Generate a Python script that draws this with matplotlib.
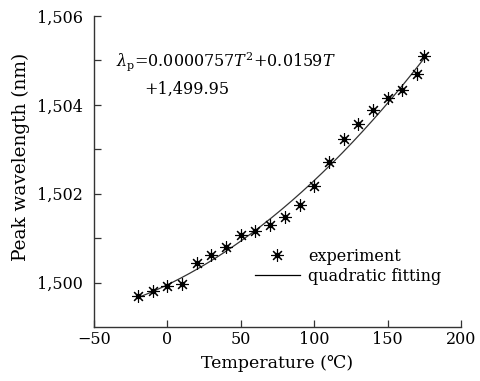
import matplotlib
matplotlib.use('Agg')
import matplotlib.pyplot as plt
import numpy as np
from matplotlib.ticker import FuncFormatter

# measured peak wavelength vs temperature
temperature = [-20, -10, 0, 10, 20, 30, 40, 50, 60, 70, 80, 90, 100,
               110, 120, 130, 140, 150, 160, 170, 175]
wavelength = [1499.69, 1499.82, 1499.93, 1499.96, 1500.45, 1500.61, 1500.79,
              1501.06, 1501.17, 1501.30, 1501.48, 1501.75, 1502.18,
              1502.72, 1503.24, 1503.57, 1503.89, 1504.16, 1504.34,
              1504.70, 1505.10]

# quadratic fit coefficients (from the equation on the chart)
fit_coef = [0.0000757, 0.0159, 1499.95]
fit_range = (-20, 175)


def main():
    plt.rcParams['font.family'] = ['DejaVu Serif']
    plt.rcParams['mathtext.fontset'] = 'dejavuserif'
    plt.rcParams['font.size'] = 11.5

    fig = plt.figure(figsize=(4.81, 3.81), dpi=100)
    ax = fig.add_axes([0.1954, 0.1417, 0.7630, 0.8163])

    t_fit = np.linspace(fit_range[0], fit_range[1], 200)
    ax.plot(t_fit, np.polyval(fit_coef, t_fit), color='#333333', lw=0.9)

    pts = ax.plot(temperature, wavelength, ls='none', marker=(8, 2, 0),
                  ms=9, mew=0.8, color='black')[0]
    dots = ax.plot(temperature, wavelength, ls='none', marker='o',
                   ms=3, color='black')[0]

    ax.set_xlim(-50, 200)
    ax.set_ylim(1499, 1506)
    ax.set_xticks([-50, 0, 50, 100, 150, 200])
    ax.set_yticks(range(1500, 1507))
    ax.yaxis.set_major_formatter(FuncFormatter(
        lambda v, p: f'{v:,.0f}' if round(v) % 2 == 0 else ''))
    ax.xaxis.set_major_formatter(FuncFormatter(
        lambda v, p: f'{v:.0f}'.replace('-', '\u2212')))
    ax.tick_params(direction='in', length=5, width=0.9, color='#333333',
                   labelsize=11.5)
    ax.tick_params(axis='x', pad=3)
    ax.tick_params(axis='y', pad=8)
    for side in ['top', 'right']:
        ax.spines[side].set_visible(False)
    for side in ['left', 'bottom']:
        ax.spines[side].set_linewidth(1.0)
        ax.spines[side].set_color('#333333')

    ax.set_xlabel('Temperature (\u2103)', fontsize=12.5, labelpad=5)
    ax.set_ylabel('Peak wavelength (nm)', fontsize=13.3)
    ax.yaxis.set_label_coords(-0.174, 0.547)

    ax.text(-35, 1504.86, r'$\lambda_{\rm p}$=0.0000757$T^2$+0.0159$T$',
            fontsize=11.5, va='baseline')
    ax.text(-16, 1504.25, '+1,499.95', fontsize=11.5, va='baseline')

    line_handle = plt.Line2D([], [], color='black', lw=0.9)
    ax.legend([(pts, dots), line_handle], ['experiment', 'quadratic fitting'],
              loc='upper left', bbox_to_anchor=(0.439, 0.255), frameon=False,
              fontsize=11.5, handlelength=2.8, handletextpad=0.5,
              labelspacing=0.2, borderpad=0, borderaxespad=0)

    fig.savefig('out.png', dpi=100)


if __name__ == '__main__':
    main()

- **Given task**
Write the material out again exactly as it appears, dropping the pictures.

- **Solved problem**
Generate a Python script that draws this with matplotlib.
import matplotlib
matplotlib.use('Agg')
import matplotlib.pyplot as plt
import numpy as np
from matplotlib.ticker import FuncFormatter

# measured peak wavelength vs temperature
temperature = [-20, -10, 0, 10, 20, 30, 40, 50, 60, 70, 80, 90, 100,
               110, 120, 130, 140, 150, 160, 170, 175]
wavelength = [1499.69, 1499.82, 1499.93, 1499.96, 1500.45, 1500.61, 1500.79,
              1501.06, 1501.17, 1501.30, 1501.48, 1501.75, 1502.18,
              1502.72, 1503.24, 1503.57, 1503.89, 1504.16, 1504.34,
              1504.70, 1505.10]

# quadratic fit coefficients (from the equation on the chart)
fit_coef = [0.0000757, 0.0159, 1499.95]
fit_range = (-20, 175)


def main():
    plt.rcParams['font.family'] = ['DejaVu Serif']
    plt.rcParams['mathtext.fontset'] = 'dejavuserif'
    plt.rcParams['font.size'] = 11.5

    fig = plt.figure(figsize=(4.81, 3.81), dpi=100)
    ax = fig.add_axes([0.1954, 0.1417, 0.7630, 0.8163])

    t_fit = np.linspace(fit_range[0], fit_range[1], 200)
    ax.plot(t_fit, np.polyval(fit_coef, t_fit), color='#333333', lw=0.9)

    pts = ax.plot(temperature, wavelength, ls='none', marker=(8, 2, 0),
                  ms=9, mew=0.8, color='black')[0]
    dots = ax.plot(temperature, wavelength, ls='none', marker='o',
                   ms=3, color='black')[0]

    ax.set_xlim(-50, 200)
    ax.set_ylim(1499, 1506)
    ax.set_xticks([-50, 0, 50, 100, 150, 200])
    ax.set_yticks(range(1500, 1507))
    ax.yaxis.set_major_formatter(FuncFormatter(
        lambda v, p: f'{v:,.0f}' if round(v) % 2 == 0 else ''))
    ax.xaxis.set_major_formatter(FuncFormatter(
        lambda v, p: f'{v:.0f}'.replace('-', '\u2212')))
    ax.tick_params(direction='in', length=5, width=0.9, color='#333333',
                   labelsize=11.5)
    ax.tick_params(axis='x', pad=3)
    ax.tick_params(axis='y', pad=8)
    for side in ['top', 'right']:
        ax.spines[side].set_visible(False)
    for side in ['left', 'bottom']:
        ax.spines[side].set_linewidth(1.0)
        ax.spines[side].set_color('#333333')

    ax.set_xlabel('Temperature (\u2103)', fontsize=12.5, labelpad=5)
    ax.set_ylabel('Peak wavelength (nm)', fontsize=13.3)
    ax.yaxis.set_label_coords(-0.174, 0.547)

    ax.text(-35, 1504.86, r'$\lambda_{\rm p}$=0.0000757$T^2$+0.0159$T$',
            fontsize=11.5, va='baseline')
    ax.text(-16, 1504.25, '+1,499.95', fontsize=11.5, va='baseline')

    line_handle = plt.Line2D([], [], color='black', lw=0.9)
    ax.legend([(pts, dots), line_handle], ['experiment', 'quadratic fitting'],
              loc='upper left', bbox_to_anchor=(0.439, 0.255), frameon=False,
              fontsize=11.5, handlelength=2.8, handletextpad=0.5,
              labelspacing=0.2, borderpad=0, borderaxespad=0)

    fig.savefig('out.png', dpi=100)


if __name__ == '__main__':
    main()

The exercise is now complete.